Legendary rarity. No paper copies located in Worldcat.
In Mandelstam’s lifetime bibliography children’s books occupy substantial space: of 9 lifetime poetry books that Osip Emilievich was able to produce, before he was banned by Soviet censorship indefinitely, four are the books of poetry for children.
All four of them are printed in 1925 (‘Primus’ is the one with the smallest print run of all) - the time when Mandelstams moved to Leningrad in the new flat. At the time in both Moscow and Leningrad the chromolithographic children’s book publishing started to gain its momentum: the best artist from right and left spectrums of the art field were trying their methods designing books for children. With the constructivist artists being very active in this particular field, claiming that the Soviet book for newborn citizens of the USSR should be as applied as possible, the whole field of book publishing for the children became also an artistic battleground, where different ideas clashed.

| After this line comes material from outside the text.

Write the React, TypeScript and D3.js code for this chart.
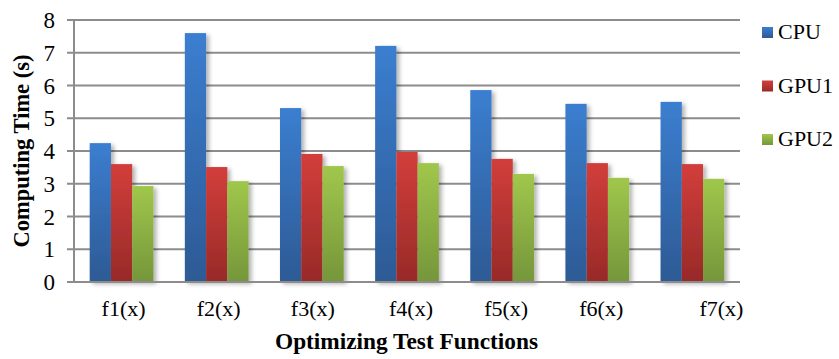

Mstislav Dobuzhinskiy (1875-1957), the prominent member of Mir Iskusstva group, represents less radical camp on this battlefield and he has managed to create the extremely popular images for one of the most iconic children’s books of the 1920s - as it concentrates on the object of primus (oil stove), that became the required attribute in the usual Soviet household. Mikhail Bulgakov has famously lifted the concept of primus to another level in ‘Master and Margarita’, making it almost into one of the characters of the narrative.
Later in the 1930s accused of being an attribute of the ‘everyday slavery’ [bytovoe rabstvo], primus didn’t have that connotation in the 1920s and were basking in the mushed deserved glory being the symbol of the home comfort for thousands of habitants of Soviet cities and towns.
Dobuzhinskiy put his artist’s monogram on the cover of the book on the base of the primus, almost as a reminder to us, that not only the leftist artists left the mark in the creation of Soviet children’s books of 1920s. Dobuzhinskiy immigrated to Europe the same year and has spent his whole life in Riga, Paris and later New York where he died in 1957.
The co-author of this book - Osip Mandelstam (1891-1938), stayed in the USSR and faced a different fate: after the anti-Stalin poem written in 1933 he was arrested, exiled and then sent to the Far East, where he died in the transit prison in 1938.
No paper copies located in Worldcat.